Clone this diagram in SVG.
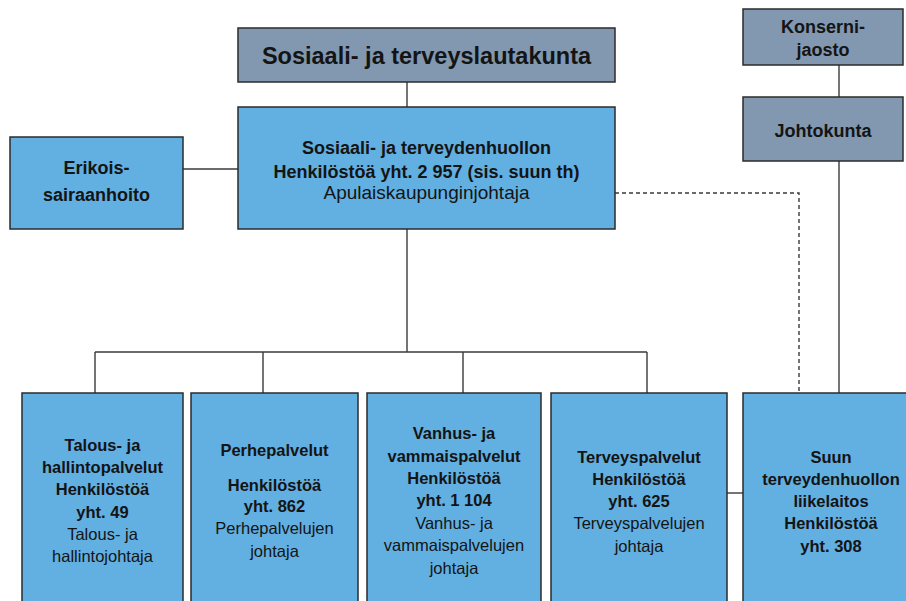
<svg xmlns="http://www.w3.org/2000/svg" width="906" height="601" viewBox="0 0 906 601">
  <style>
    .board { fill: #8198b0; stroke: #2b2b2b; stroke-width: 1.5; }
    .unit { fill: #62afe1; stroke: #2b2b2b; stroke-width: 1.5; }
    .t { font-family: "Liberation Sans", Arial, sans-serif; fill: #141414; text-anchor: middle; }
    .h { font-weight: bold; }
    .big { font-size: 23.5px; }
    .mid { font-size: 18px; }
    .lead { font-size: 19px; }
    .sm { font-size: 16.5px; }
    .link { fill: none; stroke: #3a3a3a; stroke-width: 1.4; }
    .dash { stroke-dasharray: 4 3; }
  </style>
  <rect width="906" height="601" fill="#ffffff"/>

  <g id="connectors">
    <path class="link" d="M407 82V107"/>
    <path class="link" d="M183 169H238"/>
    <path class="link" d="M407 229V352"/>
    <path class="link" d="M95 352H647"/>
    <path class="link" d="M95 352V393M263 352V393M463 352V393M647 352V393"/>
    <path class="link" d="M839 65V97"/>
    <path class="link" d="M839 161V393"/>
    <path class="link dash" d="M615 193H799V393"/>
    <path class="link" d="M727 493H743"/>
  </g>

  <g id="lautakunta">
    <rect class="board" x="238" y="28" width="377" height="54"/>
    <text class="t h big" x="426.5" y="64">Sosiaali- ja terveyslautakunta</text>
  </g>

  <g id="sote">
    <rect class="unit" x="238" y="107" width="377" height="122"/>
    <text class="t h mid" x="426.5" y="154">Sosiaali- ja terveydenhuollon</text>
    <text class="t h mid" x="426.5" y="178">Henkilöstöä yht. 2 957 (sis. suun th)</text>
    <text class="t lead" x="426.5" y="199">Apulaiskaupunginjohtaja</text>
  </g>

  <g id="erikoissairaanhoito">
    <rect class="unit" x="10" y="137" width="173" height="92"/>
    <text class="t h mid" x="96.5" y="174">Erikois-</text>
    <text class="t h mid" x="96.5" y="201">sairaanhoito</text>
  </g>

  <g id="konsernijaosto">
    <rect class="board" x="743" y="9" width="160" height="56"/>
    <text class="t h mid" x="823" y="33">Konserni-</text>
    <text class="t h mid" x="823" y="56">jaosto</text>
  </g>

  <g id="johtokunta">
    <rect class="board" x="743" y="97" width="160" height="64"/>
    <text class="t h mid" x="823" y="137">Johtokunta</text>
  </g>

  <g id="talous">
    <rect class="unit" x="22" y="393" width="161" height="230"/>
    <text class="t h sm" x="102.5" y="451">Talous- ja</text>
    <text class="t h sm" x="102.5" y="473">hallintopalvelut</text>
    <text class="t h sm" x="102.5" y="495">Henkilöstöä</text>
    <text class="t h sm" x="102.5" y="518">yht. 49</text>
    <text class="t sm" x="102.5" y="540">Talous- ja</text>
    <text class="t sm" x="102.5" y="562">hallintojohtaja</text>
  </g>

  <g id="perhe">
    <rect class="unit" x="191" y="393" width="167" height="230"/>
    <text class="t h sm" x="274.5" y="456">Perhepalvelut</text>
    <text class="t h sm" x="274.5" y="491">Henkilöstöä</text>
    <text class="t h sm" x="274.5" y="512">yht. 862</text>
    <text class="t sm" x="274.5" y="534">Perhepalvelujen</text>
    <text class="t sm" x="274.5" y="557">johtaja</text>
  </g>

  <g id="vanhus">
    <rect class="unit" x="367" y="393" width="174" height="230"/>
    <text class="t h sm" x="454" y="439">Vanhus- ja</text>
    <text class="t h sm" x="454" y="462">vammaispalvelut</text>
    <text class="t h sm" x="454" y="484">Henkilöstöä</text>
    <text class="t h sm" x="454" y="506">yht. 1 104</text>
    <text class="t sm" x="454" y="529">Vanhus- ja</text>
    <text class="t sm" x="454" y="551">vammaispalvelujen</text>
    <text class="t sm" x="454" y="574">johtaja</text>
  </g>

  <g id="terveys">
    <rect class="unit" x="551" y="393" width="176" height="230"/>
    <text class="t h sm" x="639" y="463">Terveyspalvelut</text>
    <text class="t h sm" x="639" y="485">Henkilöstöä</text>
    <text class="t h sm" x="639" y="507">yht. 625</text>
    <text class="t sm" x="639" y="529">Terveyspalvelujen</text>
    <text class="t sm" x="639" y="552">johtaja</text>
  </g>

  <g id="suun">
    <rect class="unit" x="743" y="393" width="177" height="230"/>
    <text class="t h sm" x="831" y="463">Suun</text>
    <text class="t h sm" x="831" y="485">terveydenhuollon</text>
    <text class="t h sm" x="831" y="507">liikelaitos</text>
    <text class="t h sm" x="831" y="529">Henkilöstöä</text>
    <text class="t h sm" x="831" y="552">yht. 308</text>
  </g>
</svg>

**Short task:** Print out the lines exactly, skipping any picture.

**Exercise result:**
Clone this diagram in SVG.
<svg xmlns="http://www.w3.org/2000/svg" width="906" height="601" viewBox="0 0 906 601">
  <style>
    .board { fill: #8198b0; stroke: #2b2b2b; stroke-width: 1.5; }
    .unit { fill: #62afe1; stroke: #2b2b2b; stroke-width: 1.5; }
    .t { font-family: "Liberation Sans", Arial, sans-serif; fill: #141414; text-anchor: middle; }
    .h { font-weight: bold; }
    .big { font-size: 23.5px; }
    .mid { font-size: 18px; }
    .lead { font-size: 19px; }
    .sm { font-size: 16.5px; }
    .link { fill: none; stroke: #3a3a3a; stroke-width: 1.4; }
    .dash { stroke-dasharray: 4 3; }
  </style>
  <rect width="906" height="601" fill="#ffffff"/>

  <g id="connectors">
    <path class="link" d="M407 82V107"/>
    <path class="link" d="M183 169H238"/>
    <path class="link" d="M407 229V352"/>
    <path class="link" d="M95 352H647"/>
    <path class="link" d="M95 352V393M263 352V393M463 352V393M647 352V393"/>
    <path class="link" d="M839 65V97"/>
    <path class="link" d="M839 161V393"/>
    <path class="link dash" d="M615 193H799V393"/>
    <path class="link" d="M727 493H743"/>
  </g>

  <g id="lautakunta">
    <rect class="board" x="238" y="28" width="377" height="54"/>
    <text class="t h big" x="426.5" y="64">Sosiaali- ja terveyslautakunta</text>
  </g>

  <g id="sote">
    <rect class="unit" x="238" y="107" width="377" height="122"/>
    <text class="t h mid" x="426.5" y="154">Sosiaali- ja terveydenhuollon</text>
    <text class="t h mid" x="426.5" y="178">Henkilöstöä yht. 2 957 (sis. suun th)</text>
    <text class="t lead" x="426.5" y="199">Apulaiskaupunginjohtaja</text>
  </g>

  <g id="erikoissairaanhoito">
    <rect class="unit" x="10" y="137" width="173" height="92"/>
    <text class="t h mid" x="96.5" y="174">Erikois-</text>
    <text class="t h mid" x="96.5" y="201">sairaanhoito</text>
  </g>

  <g id="konsernijaosto">
    <rect class="board" x="743" y="9" width="160" height="56"/>
    <text class="t h mid" x="823" y="33">Konserni-</text>
    <text class="t h mid" x="823" y="56">jaosto</text>
  </g>

  <g id="johtokunta">
    <rect class="board" x="743" y="97" width="160" height="64"/>
    <text class="t h mid" x="823" y="137">Johtokunta</text>
  </g>

  <g id="talous">
    <rect class="unit" x="22" y="393" width="161" height="230"/>
    <text class="t h sm" x="102.5" y="451">Talous- ja</text>
    <text class="t h sm" x="102.5" y="473">hallintopalvelut</text>
    <text class="t h sm" x="102.5" y="495">Henkilöstöä</text>
    <text class="t h sm" x="102.5" y="518">yht. 49</text>
    <text class="t sm" x="102.5" y="540">Talous- ja</text>
    <text class="t sm" x="102.5" y="562">hallintojohtaja</text>
  </g>

  <g id="perhe">
    <rect class="unit" x="191" y="393" width="167" height="230"/>
    <text class="t h sm" x="274.5" y="456">Perhepalvelut</text>
    <text class="t h sm" x="274.5" y="491">Henkilöstöä</text>
    <text class="t h sm" x="274.5" y="512">yht. 862</text>
    <text class="t sm" x="274.5" y="534">Perhepalvelujen</text>
    <text class="t sm" x="274.5" y="557">johtaja</text>
  </g>

  <g id="vanhus">
    <rect class="unit" x="367" y="393" width="174" height="230"/>
    <text class="t h sm" x="454" y="439">Vanhus- ja</text>
    <text class="t h sm" x="454" y="462">vammaispalvelut</text>
    <text class="t h sm" x="454" y="484">Henkilöstöä</text>
    <text class="t h sm" x="454" y="506">yht. 1 104</text>
    <text class="t sm" x="454" y="529">Vanhus- ja</text>
    <text class="t sm" x="454" y="551">vammaispalvelujen</text>
    <text class="t sm" x="454" y="574">johtaja</text>
  </g>

  <g id="terveys">
    <rect class="unit" x="551" y="393" width="176" height="230"/>
    <text class="t h sm" x="639" y="463">Terveyspalvelut</text>
    <text class="t h sm" x="639" y="485">Henkilöstöä</text>
    <text class="t h sm" x="639" y="507">yht. 625</text>
    <text class="t sm" x="639" y="529">Terveyspalvelujen</text>
    <text class="t sm" x="639" y="552">johtaja</text>
  </g>

  <g id="suun">
    <rect class="unit" x="743" y="393" width="177" height="230"/>
    <text class="t h sm" x="831" y="463">Suun</text>
    <text class="t h sm" x="831" y="485">terveydenhuollon</text>
    <text class="t h sm" x="831" y="507">liikelaitos</text>
    <text class="t h sm" x="831" y="529">Henkilöstöä</text>
    <text class="t h sm" x="831" y="552">yht. 308</text>
  </g>
</svg>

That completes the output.